Alexander, le philosophe, rapporte dans son traité de naturis rerum que…

À cette époque, il y avait un maître à Rome qui s’appelait Virgile et qui était expert en magie noire. Les citoyens romains lui demandèrent de faire quelque chose qui leur permettrait d’avoir connaissance de leur ennemi et de s’en protéger.

Virgile construisit dans la ville de Rome un palais célèbre, au milieu duquel se trouvait une statue qui était appelée la déesse Rome. Elle tenait en effet une pomme d’or dans sa main, etc.

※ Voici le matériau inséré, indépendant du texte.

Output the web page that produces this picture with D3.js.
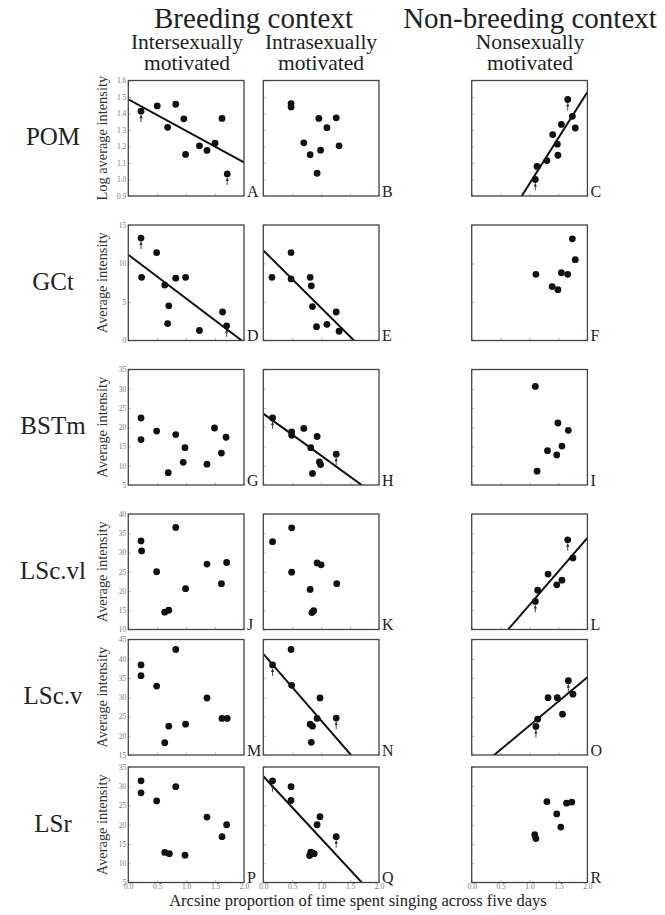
<!DOCTYPE html>
<html><head><meta charset="utf-8">
<script src="https://cdn.jsdelivr.net/npm/d3@7"></script>
<style>body{margin:0;background:#fff}svg{display:block}</style>
</head><body>
<svg id="chart" width="665" height="915"></svg>
<script>
// ---------- DATA ----------
const rowLabels = ["POM", "GCt", "BSTm", "LSc.vl", "LSc.v", "LSr"];
const yTitles = ["Log average intensity", "Average intensity", "Average intensity", "Average intensity", "Average intensity", "Average intensity"];
const yDomains = [[0.9, 1.6], [0, 15], [5, 35], [10, 40], [15, 45], [5, 35]];
const yTickValues = [
  [0.9, 1.0, 1.1, 1.2, 1.3, 1.4, 1.5, 1.6],
  [0, 5, 10, 15],
  [5, 10, 15, 20, 25, 30, 35],
  [10, 15, 20, 25, 30, 35, 40],
  [15, 20, 25, 30, 35, 40, 45],
  [5, 10, 15, 20, 25, 30, 35]
];
const yTickFormats = [".1f", "d", "d", "d", "d", "d"];
const xTickValues = [0, 0.5, 1.0, 1.5, 2.0];
const xDomain = [0, 2];
const panelLetters = ["A","B","C","D","E","F","G","H","I","J","K","L","M","N","O","P","Q","R"];
const columnHeads = ["Breeding context", "Non-breeding context"];
const subHeads = [["Intersexually", "motivated"], ["Intrasexually", "motivated"], ["Nonsexually", "motivated"]];
const xTitle = "Arcsine proportion of time spent singing across five days";

// per-panel series: x, y, arrow indices, fitted line [intercept, slope]
const xA = [0.22, 0.50, 0.68, 0.82, 0.96, 0.99, 1.23, 1.36, 1.50, 1.62, 1.71];
const yA = [1.414, 1.446, 1.316, 1.456, 1.368, 1.152, 1.204, 1.176, 1.220, 1.370, 1.034];
const arrowsA = [0, 10];
const lineA = [1.486, -0.191];

const xB = [0.48, 0.48, 0.70, 0.81, 0.96, 0.99, 0.93, 1.10, 1.26, 1.31];
const yB = [1.460, 1.440, 1.222, 1.150, 1.370, 1.178, 1.038, 1.314, 1.374, 1.204];

const xC = [1.66, 1.74, 1.55, 1.79, 1.40, 1.48, 1.49, 1.30, 1.13, 1.10];
const yC = [1.485, 1.383, 1.334, 1.312, 1.272, 1.214, 1.147, 1.115, 1.079, 1.000];
const arrowsC = [0, 9];
const lineC = [0.42, 0.555];

const xD = [0.22, 0.23, 0.49, 0.63, 0.70, 0.68, 0.82, 0.99, 1.23, 1.63, 1.70];
const yD = [13.3, 8.2, 11.4, 7.2, 4.5, 2.2, 8.1, 8.2, 1.3, 3.7, 1.9];
const arrowsD = [0, 10];
const lineD = [11.13, -5.68];

const xE = [0.15, 0.48, 0.48, 0.81, 0.83, 0.85, 0.92, 1.10, 1.26, 1.31];
const yE = [8.2, 11.4, 8.0, 8.2, 7.1, 4.4, 1.8, 2.1, 3.7, 1.2];
const lineE = [11.7, -7.46];

const xF = [1.74, 1.79, 1.11, 1.55, 1.66, 1.39, 1.49];
const yF = [13.2, 10.5, 8.6, 8.8, 8.6, 7.0, 6.6];

const xG = [0.22, 0.22, 0.49, 0.69, 0.82, 0.98, 0.95, 1.36, 1.49, 1.61, 1.69];
const yG = [22.4, 16.8, 19.0, 8.2, 18.1, 14.7, 10.9, 10.4, 19.8, 13.3, 17.4];

const xH = [0.16, 0.49, 0.49, 0.70, 0.93, 0.82, 0.97, 0.99, 0.85, 1.26];
const yH = [22.4, 18.8, 17.9, 19.7, 17.6, 14.7, 11.0, 10.3, 8.0, 13.0];
const arrowsH = [0, 9];
const lineH = [23.53, -10.9];

const xI = [1.10, 1.49, 1.67, 1.56, 1.31, 1.47, 1.13];
const yI = [30.6, 21.1, 19.2, 15.1, 13.9, 12.8, 8.6];

const xJ = [0.22, 0.23, 0.49, 0.82, 0.63, 0.70, 0.99, 1.36, 1.61, 1.70];
const yJ = [33.0, 30.4, 25.0, 36.5, 14.5, 15.0, 20.6, 27.0, 21.9, 27.4];

const xK = [0.16, 0.49, 0.49, 0.93, 1.00, 0.81, 1.27, 0.84, 0.87];
const yK = [32.8, 36.4, 24.9, 27.3, 26.8, 20.4, 21.9, 14.4, 14.9];

const xL = [1.66, 1.75, 1.32, 1.56, 1.47, 1.14, 1.10];
const yL = [33.3, 28.6, 24.4, 22.8, 21.6, 20.2, 17.3];
const arrowsL = [0, 6];
const lineL = [-0.94, 17.37];

const xM = [0.22, 0.22, 0.49, 0.82, 0.63, 0.70, 0.99, 1.36, 1.62, 1.71];
const yM = [38.4, 35.6, 32.9, 42.4, 18.2, 22.5, 23.0, 29.8, 24.5, 24.5];

const xN = [0.16, 0.48, 0.49, 0.98, 0.93, 0.81, 0.85, 0.83, 1.26];
const yN = [38.4, 42.4, 33.1, 29.8, 24.5, 23.0, 22.5, 18.3, 24.6];
const arrowsN = [0, 8];
const lineN = [41.26, -17.32];

const xO = [1.67, 1.75, 1.32, 1.48, 1.57, 1.14, 1.11];
const yO = [34.3, 30.8, 29.9, 29.9, 25.6, 24.3, 22.4];
const arrowsO = [0, 6];
const lineO = [10.14, 12.53];

const xP = [0.22, 0.22, 0.49, 0.82, 0.63, 0.71, 0.98, 1.36, 1.62, 1.70];
const yP = [31.4, 28.3, 26.2, 29.9, 12.8, 12.5, 12.1, 22.0, 16.9, 20.0];

const xQ = [0.16, 0.48, 0.48, 0.98, 0.93, 1.26, 0.80, 0.82, 0.85, 0.88];
const yQ = [31.4, 29.9, 26.3, 22.1, 20.0, 16.9, 12.0, 12.9, 12.6, 12.5];
const arrowsQ = [0, 5];
const lineQ = [32.6, -16.2];

const xR = [1.30, 1.64, 1.73, 1.47, 1.54, 1.09, 1.11];
const yR = [26.0, 25.6, 25.9, 22.8, 19.4, 17.4, 16.4];

// ---------- LAYOUT ----------
const panels = [
  {x: xA, y: yA, arrows: arrowsA, line: lineA}, {x: xB, y: yB}, {x: xC, y: yC, arrows: arrowsC, line: lineC},
  {x: xD, y: yD, arrows: arrowsD, line: lineD}, {x: xE, y: yE, line: lineE}, {x: xF, y: yF},
  {x: xG, y: yG}, {x: xH, y: yH, arrows: arrowsH, line: lineH}, {x: xI, y: yI},
  {x: xJ, y: yJ}, {x: xK, y: yK}, {x: xL, y: yL, arrows: arrowsL, line: lineL},
  {x: xM, y: yM}, {x: xN, y: yN, arrows: arrowsN, line: lineN}, {x: xO, y: yO, arrows: arrowsO, line: lineO},
  {x: xP, y: yP}, {x: xQ, y: yQ, arrows: arrowsQ, line: lineQ}, {x: xR, y: yR}
];
const colX = [128.3, 263.3, 471.7];
const rowY = [80.5, 225, 369.5, 514, 639.5, 767];
const PW = 115.7, PH = 115.5;
const FONT = "'Liberation Serif', 'Times New Roman', serif";

const svg = d3.select("#chart");
svg.append("rect").attr("width", 665).attr("height", 915).attr("fill", "#fff");

// headers
svg.append("text").attr("x", 253.5).attr("y", 28).attr("text-anchor", "middle")
  .attr("font-family", FONT).attr("font-size", 29).attr("fill", "#222").text(columnHeads[0]);
svg.append("text").attr("x", 530).attr("y", 28).attr("text-anchor", "middle")
  .attr("font-family", FONT).attr("font-size", 29).attr("fill", "#222").text(columnHeads[1]);
const subX = [187, 321, 530];
subHeads.forEach((lines, i) => {
  lines.forEach((t, j) => {
    svg.append("text").attr("x", subX[i]).attr("y", 49 + j * 21).attr("text-anchor", "middle")
      .attr("font-family", FONT).attr("font-size", 21.5).attr("fill", "#222").text(t);
  });
});

const defs = svg.append("defs");

panels.forEach((p, idx) => {
  const r = Math.floor(idx / 3), c = idx % 3;
  const x0 = colX[c], y0 = rowY[r];
  const x = d3.scaleLinear().domain(xDomain).range([x0, x0 + PW]);
  const y = d3.scaleLinear().domain(yDomains[r]).range([y0 + PH, y0]);
  const g = svg.append("g");

  // ticks (inside)
  const ya = d3.axisLeft(y).tickValues(yTickValues[r]).tickSize(-2.5).tickPadding(2)
    .tickFormat(c === 0 ? d3.format(yTickFormats[r]) : () => "");
  const yg = g.append("g").attr("transform", `translate(${x0},0)`).call(ya);
  const xa = d3.axisBottom(x).tickValues(xTickValues).tickSize(-2.5).tickPadding(1.5)
    .tickFormat(r === 5 ? d3.format(".1f") : () => "");
  const xg = g.append("g").attr("transform", `translate(0,${y0 + PH})`).call(xa);
  [yg, xg].forEach(a => {
    a.select(".domain").remove();
    a.selectAll(".tick line").attr("stroke", "#aaa").attr("stroke-width", 0.8);
    a.selectAll(".tick text").attr("font-family", FONT).attr("font-size", 7.5).attr("fill", "#777");
  });
  // drop empty tick labels so they don't occupy space
  [yg, xg].forEach(a => a.selectAll(".tick text").filter(function() { return this.textContent === ""; }).remove());

  // clip
  const cid = "clip" + idx;
  defs.append("clipPath").attr("id", cid).append("rect")
    .attr("x", x0).attr("y", y0).attr("width", PW).attr("height", PH);

  // regression line
  if (p.line) {
    const [b0, b1] = p.line;
    g.append("line").attr("clip-path", `url(#${cid})`)
      .attr("x1", x(xDomain[0])).attr("y1", y(b0 + b1 * xDomain[0]))
      .attr("x2", x(xDomain[1])).attr("y2", y(b0 + b1 * xDomain[1]))
      .attr("stroke", "#111").attr("stroke-width", 2);
  }

  // frame
  g.append("rect").attr("x", x0).attr("y", y0).attr("width", PW).attr("height", PH)
    .attr("fill", "none").attr("stroke", "#444").attr("stroke-width", 1.3);

  // arrows
  (p.arrows || []).forEach(i => {
    const cx = x(p.x[i]), cy = y(p.y[i]);
    g.append("line").attr("x1", cx).attr("x2", cx).attr("y1", cy + 4).attr("y2", cy + 11)
      .attr("stroke", "#333").attr("stroke-width", 0.9);
    g.append("path").attr("d", `M${cx},${cy + 3.4}L${cx - 1.6},${cy + 7}L${cx + 1.6},${cy + 7}Z`)
      .attr("fill", "#333");
  });

  // points
  g.selectAll("circle.pt").data(p.x.map((v, i) => [v, p.y[i]])).join("circle")
    .attr("class", "pt").attr("cx", d => x(d[0])).attr("cy", d => y(d[1])).attr("r", 3.4)
    .attr("fill", "#111");

  // panel letter
  svg.append("text").attr("x", x0 + PW + 3).attr("y", y0 + PH + 0.5)
    .attr("font-family", FONT).attr("font-size", 16).attr("fill", "#222").text(panelLetters[idx]);

  if (c === 0) {
    svg.append("text").attr("x", 53).attr("y", y0 + PH / 2 + 7).attr("text-anchor", "middle")
      .attr("font-family", FONT).attr("font-size", 25).attr("fill", "#222").text(rowLabels[r]);
    svg.append("text").attr("transform", `translate(107,${y0 + PH / 2}) rotate(-90)`)
      .attr("text-anchor", "middle").attr("font-family", FONT).attr("font-size", 14.4)
      .attr("fill", "#333").text(yTitles[r]);
  }
});

svg.append("text").attr("x", 358).attr("y", 906).attr("text-anchor", "middle")
  .attr("font-family", FONT).attr("font-size", 16.5).attr("fill", "#222").text(xTitle);
</script>
</body></html>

Alors il construisit une haute tour et, au sommet de cette tour, en cercle autant de statues qu’il y avait de pays soumis à Rome. Et au milieu de la tour, il plaça une statue qui avait une pomme d’or dans la main, etc.

           

Mais si le terme « tour » est un « marqueur » important, il n’est pas en soi décisif et il faut toujours examiner l’ensemble de la notice. Car au fil de l’évolution apparurent des versions « contaminées ».

C’est précisément le cas de la version néerlandaise des Faictz merveilleux. Tout en conservant les deux parties – le récit de la construction, assez bref, et celui de la destruction, beaucoup plus détaillé, déséquilibre typique dans la tradition des Sept Sages –, elle ne transmet pas le détail de la tour mais celui du palais (qui est caractéristique des autres traditions). Elle contient même l’expression de Salvatio Romae et localise formellement le complexe au Capitole, deux éléments qui n’ont rien à voir avec la tradition des Sept Sages. Le rédacteur prend même soin d’harmoniser le récit de la destruction avec celui de la construction : les deux sections contiennent en effet les précisions de Salvatio Romae et de Capitolium. Ce roman du XVIe siècle, tardif donc, est un bel exemple  des versions « contaminées ».

Une chose en tout cas est claire, dans la tradition des Sept Sages, les deux instruments magiques chargés de la protection de Rome ne fonctionnent jamais ensemble. C’est l’un ou l’autre. Nous avons même cru observer en étudiant la tradition des « listes de merveilles » que, sauf exceptions très rares (Jean d’Outremeuse et les traducteurs des Faicz merveilleux de Virgile), ces listes ne mentionnent jamais à la fois le miroir et les statues aux clochettes.

Faut-il noter aussi que ces deux instruments ne nécessitent pas le même environnement pour exercer pleinement leur fonction ? Si le miroir magique a besoin d’être installé en hauteur (d’où des tours hautes de 100, voire de 1000 pieds), il n’en est pas même du complexe aux statues. Ce dernier n’était pas un bâtiment « ouvert », donnant sur l’extérieur et occupant une position élevée. Bien au contraire, dans la plupart des cas, il apparaît dissimulé dans un palais ou un temple du Capitole, au secret en quelque sorte.

Les différences se manifestent quand il s’agit de les détruire. On l’a dit plus haut, une sape est beaucoup plus efficace et plus facile à mener sur une tour (surtout si elle est élevée) que sur une colline. Comment en une seule nuit quelques hommes auraient-ils pu réussir à faire s’effondrer la partie de la colline du Capitole abritant le complexe aux statues ? Pour y arriver, il fallait bien autre chose que la ruse et le travail de quelques-uns.

On comprendra mieux dans ces conditions ce que proposent les versions qui envisagent la fin du complexe aux statues. Elles ne sont pas tellement nombreuses à le faire, mais il fallait bien, pour expliquer la chute de Rome, que cette autre forme d’arme secrète soit également anéantie un jour. La formule adoptée alors ne recourt pas à un travail de sape « classique », mené par les ennemis de Rome ; elle met la destruction des statues au nombre des événements merveilleux marquant à Rome la naissance du Christ le jour de Noël. En d’autres termes, ce n’est pas le travail des hommes, mais la nouvelle religion elle-même qui réduit à rien l’œuvre magique, c’est-à-dire diabolique, de Virgile.

On dira pour terminer que le motif du miroir magique semble réservé à la tradition des Sept Sages. Il n’a trouvé place ni dans la tradition des Miracula Mundi, ni dans celle des Mirabilia urbis, ni dans ce que nous avons appelé la tradition de la « liste de Neckam ». Ces traditions – pour ne parler que d’elles – ne connaissent que les statues aux clochettes, et toutes leurs versions d’ailleurs n’envisagent pas la destruction de ces dernières. Seuls quelques rares textes proposent les deux merveilles : le miroir magique et les statues aux clochettes.